While the rest of the adults in town and a visiting television crew film a reenactment of Mephesto's shooting for America's Most Wanted, a tree falls on the power line causing the power to go out. All of the adults are now stuck in a building until the storm settles. After only a few hours of being trapped, the group hastily resort to cannibalism to survive, eating Eric Roberts and, in the following scenes, the America's Most Wanted film crew. The power also goes out back at the hospital, and a plan is enacted to restore it. Dr. Doctor suggests that they split into two teams: team A, consisting of everyone in the room except Kenny, and team B, consisting of Kenny. His job is to reconnect the generator in the cold, while team A give advice to him via walkie-talkie as they enjoy some hot cocoa and TV.

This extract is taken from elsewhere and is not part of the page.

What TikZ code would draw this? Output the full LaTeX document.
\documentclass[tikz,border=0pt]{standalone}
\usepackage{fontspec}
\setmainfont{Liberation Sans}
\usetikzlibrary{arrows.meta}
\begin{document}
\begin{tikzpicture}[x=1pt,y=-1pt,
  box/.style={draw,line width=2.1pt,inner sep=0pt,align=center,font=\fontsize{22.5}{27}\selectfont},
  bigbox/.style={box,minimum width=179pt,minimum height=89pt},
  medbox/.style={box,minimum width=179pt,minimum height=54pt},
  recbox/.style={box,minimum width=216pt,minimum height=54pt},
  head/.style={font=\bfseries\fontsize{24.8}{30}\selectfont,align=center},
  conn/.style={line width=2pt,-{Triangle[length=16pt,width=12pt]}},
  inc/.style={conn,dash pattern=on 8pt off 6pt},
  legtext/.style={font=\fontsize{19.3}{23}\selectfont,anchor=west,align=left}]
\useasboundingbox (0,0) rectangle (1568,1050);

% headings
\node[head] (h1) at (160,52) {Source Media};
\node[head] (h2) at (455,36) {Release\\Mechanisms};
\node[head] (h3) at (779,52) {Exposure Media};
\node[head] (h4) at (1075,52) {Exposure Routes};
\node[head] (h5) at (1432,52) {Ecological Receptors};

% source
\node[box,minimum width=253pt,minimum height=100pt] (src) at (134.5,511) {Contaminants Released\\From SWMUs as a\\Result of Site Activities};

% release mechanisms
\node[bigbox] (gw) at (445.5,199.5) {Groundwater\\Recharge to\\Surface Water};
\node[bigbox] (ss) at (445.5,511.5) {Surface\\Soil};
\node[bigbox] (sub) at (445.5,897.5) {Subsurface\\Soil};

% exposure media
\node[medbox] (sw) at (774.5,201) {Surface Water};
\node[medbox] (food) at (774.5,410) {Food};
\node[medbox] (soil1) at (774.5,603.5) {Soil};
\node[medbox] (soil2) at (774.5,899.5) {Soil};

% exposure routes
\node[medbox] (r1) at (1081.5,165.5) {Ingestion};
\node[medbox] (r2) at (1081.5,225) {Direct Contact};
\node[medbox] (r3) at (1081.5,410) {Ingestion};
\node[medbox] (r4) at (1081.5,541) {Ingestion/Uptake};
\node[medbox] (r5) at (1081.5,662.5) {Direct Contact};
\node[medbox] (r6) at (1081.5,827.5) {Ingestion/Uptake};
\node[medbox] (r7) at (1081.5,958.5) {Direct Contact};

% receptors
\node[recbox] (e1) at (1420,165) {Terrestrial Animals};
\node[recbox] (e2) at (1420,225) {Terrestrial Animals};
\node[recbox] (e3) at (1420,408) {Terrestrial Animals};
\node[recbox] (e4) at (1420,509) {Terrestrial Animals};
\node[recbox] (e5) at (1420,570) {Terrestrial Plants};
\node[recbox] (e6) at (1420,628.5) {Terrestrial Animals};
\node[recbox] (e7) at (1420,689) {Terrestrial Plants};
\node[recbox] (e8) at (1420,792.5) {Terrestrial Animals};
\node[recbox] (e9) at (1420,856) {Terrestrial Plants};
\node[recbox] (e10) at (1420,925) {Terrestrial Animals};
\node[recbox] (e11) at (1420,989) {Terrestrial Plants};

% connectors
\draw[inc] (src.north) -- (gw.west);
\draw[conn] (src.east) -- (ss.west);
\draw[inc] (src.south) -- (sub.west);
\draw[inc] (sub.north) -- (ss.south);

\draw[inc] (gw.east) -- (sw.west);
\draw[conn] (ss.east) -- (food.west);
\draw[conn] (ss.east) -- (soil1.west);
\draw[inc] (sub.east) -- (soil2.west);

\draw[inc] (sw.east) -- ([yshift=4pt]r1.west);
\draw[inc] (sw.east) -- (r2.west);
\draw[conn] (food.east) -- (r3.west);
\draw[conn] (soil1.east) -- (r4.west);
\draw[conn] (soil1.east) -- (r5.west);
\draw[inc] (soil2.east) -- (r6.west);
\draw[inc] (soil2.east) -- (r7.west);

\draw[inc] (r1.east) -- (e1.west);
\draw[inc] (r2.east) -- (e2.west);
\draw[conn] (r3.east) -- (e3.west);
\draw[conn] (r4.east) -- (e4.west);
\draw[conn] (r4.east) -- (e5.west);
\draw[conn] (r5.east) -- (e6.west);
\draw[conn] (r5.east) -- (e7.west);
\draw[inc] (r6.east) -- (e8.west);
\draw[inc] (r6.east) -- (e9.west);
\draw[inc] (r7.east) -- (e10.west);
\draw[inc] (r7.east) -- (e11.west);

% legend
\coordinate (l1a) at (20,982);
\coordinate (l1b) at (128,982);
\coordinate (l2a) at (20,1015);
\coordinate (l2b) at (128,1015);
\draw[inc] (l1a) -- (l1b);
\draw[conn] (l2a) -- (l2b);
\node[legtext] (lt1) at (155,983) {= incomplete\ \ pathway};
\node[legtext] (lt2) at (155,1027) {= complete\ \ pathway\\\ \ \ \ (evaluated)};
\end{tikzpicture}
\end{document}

Once Kenny gets to the generator, he discovers that there is no wire connecting the cords, so he decides to make the connection himself to restore the electricity, fatally electrocuting himself in the process. Thanks to his brave deed, the power is restored and Mephesto survives. After casually revealing his shooter was his brother (who tries to kill him every month), he gathers everyone in the emergency room for the revelation of Cartman's father: his mother Liane. Mephesto explains that Liane is a hermaphrodite, someone with both male and female genitalia. He also reveals that hermaphrodites cannot have children, so Liane must have impregnated another woman on her sex spree. An angered Cartman then demands to know who his mother is, but when a narrator questions who his mother might be, he quickly refuses to pursue the issue any further.

==Production==

In the season fourteen episode "201", Jack Tenorman (left) is revealed to be the true father of Cartman, and Scott Tenorman (right) is revealed to be Cartman's half-brother.

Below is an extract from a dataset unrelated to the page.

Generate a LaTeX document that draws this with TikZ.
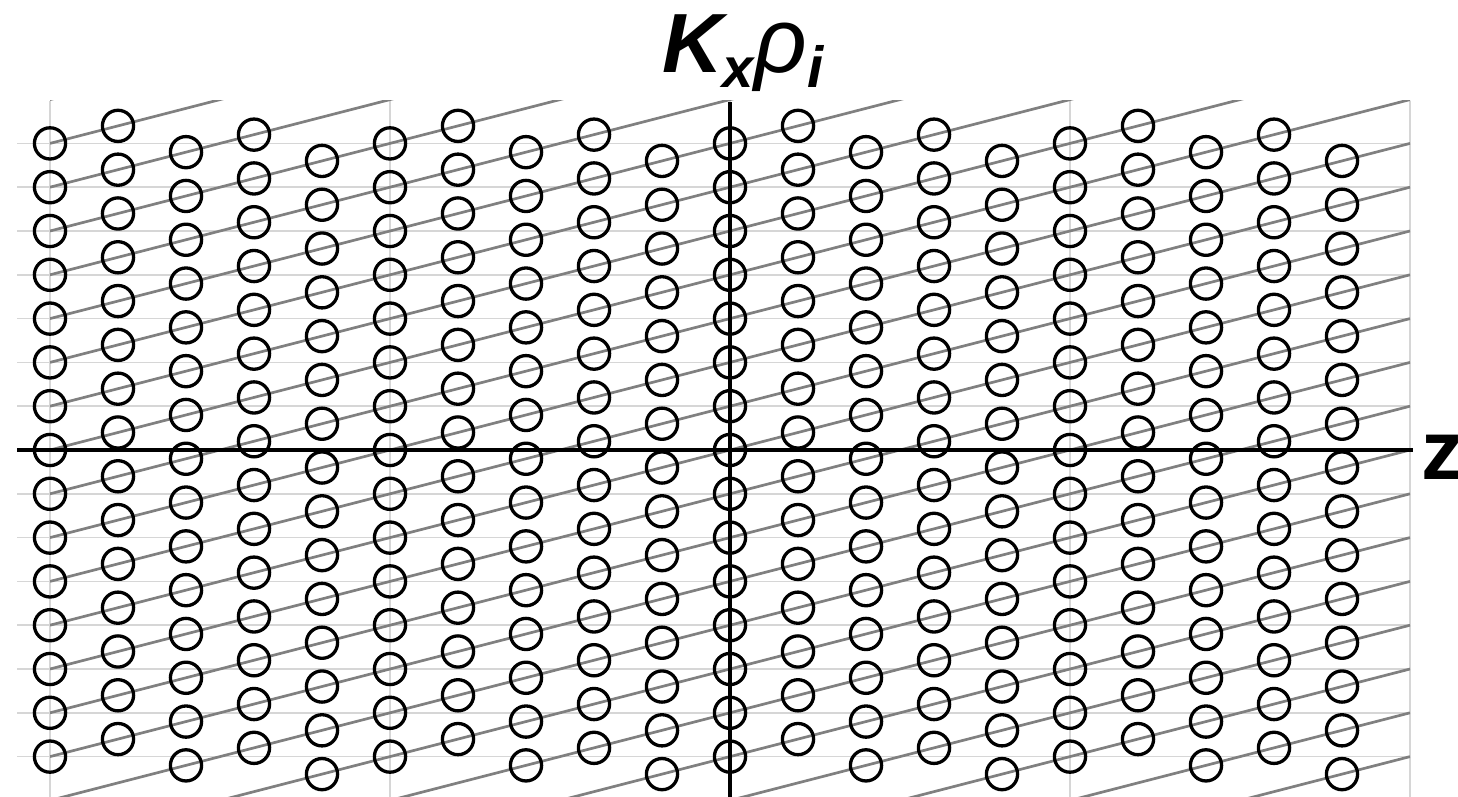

Written by series co-creator Trey Parker and David Goodman, and directed by Parker, "Cartman's Mom Is Still a Dirty Slut" originally aired on Comedy Central in the United States on April 22, 1998. This episode was originally to air on April 1, 1998, four weeks after "Cartman's Mom Is a Dirty Slut" was first broadcast, but instead of continuing the storyline from "Cartman's Mom is a Dirty Slut", Parker and co-creator Matt Stone made an episode regarding the South Park minor characters Terrance and Philip, called "Terrance and Phillip in Not Without My Anus", as an April Fools' Day prank on viewers of the show. Upset fans wrote more than 2,000 angry e-mail complaints to Comedy Central within a week of the episode's original broadcast, and media outlets said some fans harbored a grudge against the show more than five years after the episode was broadcast.

The outcome of "Cartman's Mom is Still a Dirty Slut" was revisited in the season fourteen episode, "200", where it is revealed that Liane is not a hermaphrodite and is not Cartman's father after all, as revealed by Cartman's hand puppet persona, Mitch Conner. In the following episode, "201", it is revealed that Cartman's actual father is Jack Tenorman, the father of his personal rival Scott Tenorman.

==Home media==
On April 27, 1999, "Cartman's Mom Is Still a Dirty Slut" was released on the "South Park: Volume 7" VHS tape, which also contained "Cartman's Mom is a Dirty Slut", in a third series of South Park home video releases. Volume 7 was sold along with Volume 8, which contained "Chickenlover" and "Ike's Wee Wee", and Volume 9, which contained "Conjoined Fetus Lady" and "The Mexican Staring Frog of Southern Sri Lanka". All 18 episodes of the second season, including "Cartman's Mom Is Still a Dirty Slut", were released on a DVD box set on June 3, 2003.